Mistletoe is a kind of parasitic plant known as ‘hemiparasitic’. What this means is that it is actually only partially parasitic in that although it roots directly into the water and nutrient supply of the host plant taking more than its share of nutrients away from the host, it is able to carry out photosynthesis in its own leaves .

Mistletoe hangs high in the branches of trees where it forms characteristic ball shaped structures that are seen more clearly in winter when the leaves of the deciduous host tree fall off and reveal the large clusters of evergreen mistletoe leaves. In the UK mistletoe spreads fairly slowly and it is unusual for it to do much long term damage to the host but it is possible for heavy infestations to kill the host plant.

Mistletoe seeds are spread by birds, principally the mistle thrush. The birds feed on the large white berries which contain a fairly large seed within a sticky fruit. The seed often gets stuck to the birds beak and it wipes the seed off by scraping its beak against the branch of a tree. If the seed manages to get caught in a crevice in the bark it can germinate there – its roots seeking the active water and nutrient conduct vessels of the tree that lie just below the bark. It is possible to sow mistletoe seeds by crushing the berries and wiping them onto branches of a tree. The most common host species for mistletoe include oaks, poplar, hawthorn and apple.
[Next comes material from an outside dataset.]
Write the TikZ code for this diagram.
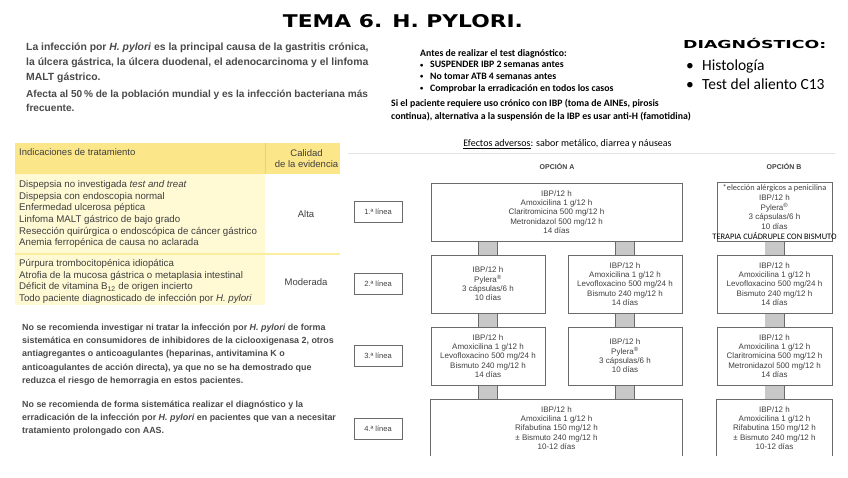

So, where does the tradition of kissing under the mistletoe come from? The true origins of this seasonal ritual are unclear, with mistletoe being mentioned in Norse legends and Druid mythology, this plant was said to have magical powers and medicinal properties. The western practice of kissing underneath it dates back to Victorian England when it was hung in the farmhouse kitchen and men were allowed to kiss any lady that stood underneath it – custom says that with each kiss a berry should be taken from the plant and once all of the berries were gone no more kissing was allowed!